Exactly retype the lines from the top of the data through the line containing "dash=d, smoothing=0.8), showlegend=False))", leaving out every picture.
━━━ DATA BLOCK
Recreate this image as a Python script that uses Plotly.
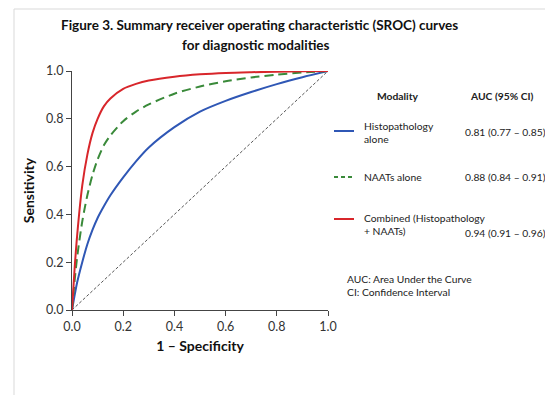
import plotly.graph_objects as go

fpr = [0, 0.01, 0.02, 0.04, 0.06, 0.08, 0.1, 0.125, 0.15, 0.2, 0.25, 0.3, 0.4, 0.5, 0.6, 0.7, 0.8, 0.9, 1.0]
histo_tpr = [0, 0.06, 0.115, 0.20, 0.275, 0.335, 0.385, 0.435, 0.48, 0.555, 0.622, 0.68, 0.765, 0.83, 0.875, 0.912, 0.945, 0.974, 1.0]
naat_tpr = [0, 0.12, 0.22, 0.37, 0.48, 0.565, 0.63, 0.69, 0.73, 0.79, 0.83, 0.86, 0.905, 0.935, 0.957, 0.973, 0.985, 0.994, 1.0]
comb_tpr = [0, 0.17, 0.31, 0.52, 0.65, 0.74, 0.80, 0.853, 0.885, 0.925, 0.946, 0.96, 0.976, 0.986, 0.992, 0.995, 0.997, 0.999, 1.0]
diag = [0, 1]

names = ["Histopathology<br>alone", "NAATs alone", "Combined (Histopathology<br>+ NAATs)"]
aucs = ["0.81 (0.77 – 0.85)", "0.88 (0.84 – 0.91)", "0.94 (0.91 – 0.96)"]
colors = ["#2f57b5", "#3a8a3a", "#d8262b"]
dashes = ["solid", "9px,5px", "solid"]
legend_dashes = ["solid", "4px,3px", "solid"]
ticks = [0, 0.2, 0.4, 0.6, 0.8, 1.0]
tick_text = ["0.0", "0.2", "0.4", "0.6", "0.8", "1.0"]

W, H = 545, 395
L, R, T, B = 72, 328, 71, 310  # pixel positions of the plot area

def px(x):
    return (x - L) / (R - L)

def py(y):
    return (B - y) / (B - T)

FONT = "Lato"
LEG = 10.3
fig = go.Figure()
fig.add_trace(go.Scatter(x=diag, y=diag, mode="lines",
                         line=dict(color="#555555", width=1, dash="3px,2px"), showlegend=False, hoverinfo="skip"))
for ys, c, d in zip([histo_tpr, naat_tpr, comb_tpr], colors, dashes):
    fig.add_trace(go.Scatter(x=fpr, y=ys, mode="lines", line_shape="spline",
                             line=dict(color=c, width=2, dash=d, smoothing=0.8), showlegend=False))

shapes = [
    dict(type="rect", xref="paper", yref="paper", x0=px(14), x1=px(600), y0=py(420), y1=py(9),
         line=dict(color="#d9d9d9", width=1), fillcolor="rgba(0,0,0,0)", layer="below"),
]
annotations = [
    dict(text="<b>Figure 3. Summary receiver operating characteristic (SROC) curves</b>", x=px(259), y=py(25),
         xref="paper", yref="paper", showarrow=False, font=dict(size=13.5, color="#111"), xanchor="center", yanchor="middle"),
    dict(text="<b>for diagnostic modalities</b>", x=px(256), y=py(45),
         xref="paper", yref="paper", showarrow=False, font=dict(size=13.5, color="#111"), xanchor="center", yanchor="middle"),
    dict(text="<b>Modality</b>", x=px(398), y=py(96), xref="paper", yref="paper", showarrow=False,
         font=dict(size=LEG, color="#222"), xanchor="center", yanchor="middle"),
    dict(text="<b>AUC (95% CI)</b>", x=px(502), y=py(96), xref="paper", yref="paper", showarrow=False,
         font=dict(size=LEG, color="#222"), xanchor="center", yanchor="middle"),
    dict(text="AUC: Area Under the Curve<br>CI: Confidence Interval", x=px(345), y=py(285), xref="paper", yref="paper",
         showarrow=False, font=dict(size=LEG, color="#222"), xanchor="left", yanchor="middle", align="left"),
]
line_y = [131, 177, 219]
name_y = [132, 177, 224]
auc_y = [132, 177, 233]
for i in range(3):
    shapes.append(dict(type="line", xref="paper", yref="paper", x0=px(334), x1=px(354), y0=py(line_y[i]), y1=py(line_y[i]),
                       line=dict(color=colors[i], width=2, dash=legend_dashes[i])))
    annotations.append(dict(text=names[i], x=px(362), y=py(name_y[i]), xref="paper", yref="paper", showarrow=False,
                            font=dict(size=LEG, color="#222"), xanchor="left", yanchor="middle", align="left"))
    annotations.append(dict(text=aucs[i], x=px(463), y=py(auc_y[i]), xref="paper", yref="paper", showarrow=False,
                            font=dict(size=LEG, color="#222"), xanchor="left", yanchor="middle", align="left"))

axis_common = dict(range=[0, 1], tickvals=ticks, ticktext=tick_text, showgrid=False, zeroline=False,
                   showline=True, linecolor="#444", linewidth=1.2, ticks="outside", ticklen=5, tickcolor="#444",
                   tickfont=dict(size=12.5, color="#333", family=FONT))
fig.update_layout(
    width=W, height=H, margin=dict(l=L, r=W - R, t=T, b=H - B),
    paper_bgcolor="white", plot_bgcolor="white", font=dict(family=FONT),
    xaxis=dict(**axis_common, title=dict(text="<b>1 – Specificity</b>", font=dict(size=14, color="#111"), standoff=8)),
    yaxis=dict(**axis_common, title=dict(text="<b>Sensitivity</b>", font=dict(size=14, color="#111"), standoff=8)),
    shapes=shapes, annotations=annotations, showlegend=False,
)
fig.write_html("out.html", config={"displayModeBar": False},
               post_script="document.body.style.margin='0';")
━━━━━━
### SOLUTION TO THIS PROBLEM
Recreate this image as a Python script that uses Plotly.
import plotly.graph_objects as go

fpr = [0, 0.01, 0.02, 0.04, 0.06, 0.08, 0.1, 0.125, 0.15, 0.2, 0.25, 0.3, 0.4, 0.5, 0.6, 0.7, 0.8, 0.9, 1.0]
histo_tpr = [0, 0.06, 0.115, 0.20, 0.275, 0.335, 0.385, 0.435, 0.48, 0.555, 0.622, 0.68, 0.765, 0.83, 0.875, 0.912, 0.945, 0.974, 1.0]
naat_tpr = [0, 0.12, 0.22, 0.37, 0.48, 0.565, 0.63, 0.69, 0.73, 0.79, 0.83, 0.86, 0.905, 0.935, 0.957, 0.973, 0.985, 0.994, 1.0]
comb_tpr = [0, 0.17, 0.31, 0.52, 0.65, 0.74, 0.80, 0.853, 0.885, 0.925, 0.946, 0.96, 0.976, 0.986, 0.992, 0.995, 0.997, 0.999, 1.0]
diag = [0, 1]

names = ["Histopathology<br>alone", "NAATs alone", "Combined (Histopathology<br>+ NAATs)"]
aucs = ["0.81 (0.77 – 0.85)", "0.88 (0.84 – 0.91)", "0.94 (0.91 – 0.96)"]
colors = ["#2f57b5", "#3a8a3a", "#d8262b"]
dashes = ["solid", "9px,5px", "solid"]
legend_dashes = ["solid", "4px,3px", "solid"]
ticks = [0, 0.2, 0.4, 0.6, 0.8, 1.0]
tick_text = ["0.0", "0.2", "0.4", "0.6", "0.8", "1.0"]

W, H = 545, 395
L, R, T, B = 72, 328, 71, 310  # pixel positions of the plot area

def px(x):
    return (x - L) / (R - L)

def py(y):
    return (B - y) / (B - T)

FONT = "Lato"
LEG = 10.3
fig = go.Figure()
fig.add_trace(go.Scatter(x=diag, y=diag, mode="lines",
                         line=dict(color="#555555", width=1, dash="3px,2px"), showlegend=False, hoverinfo="skip"))
for ys, c, d in zip([histo_tpr, naat_tpr, comb_tpr], colors, dashes):
    fig.add_trace(go.Scatter(x=fpr, y=ys, mode="lines", line_shape="spline",
                             line=dict(color=c, width=2, dash=d, smoothing=0.8), showlegend=False))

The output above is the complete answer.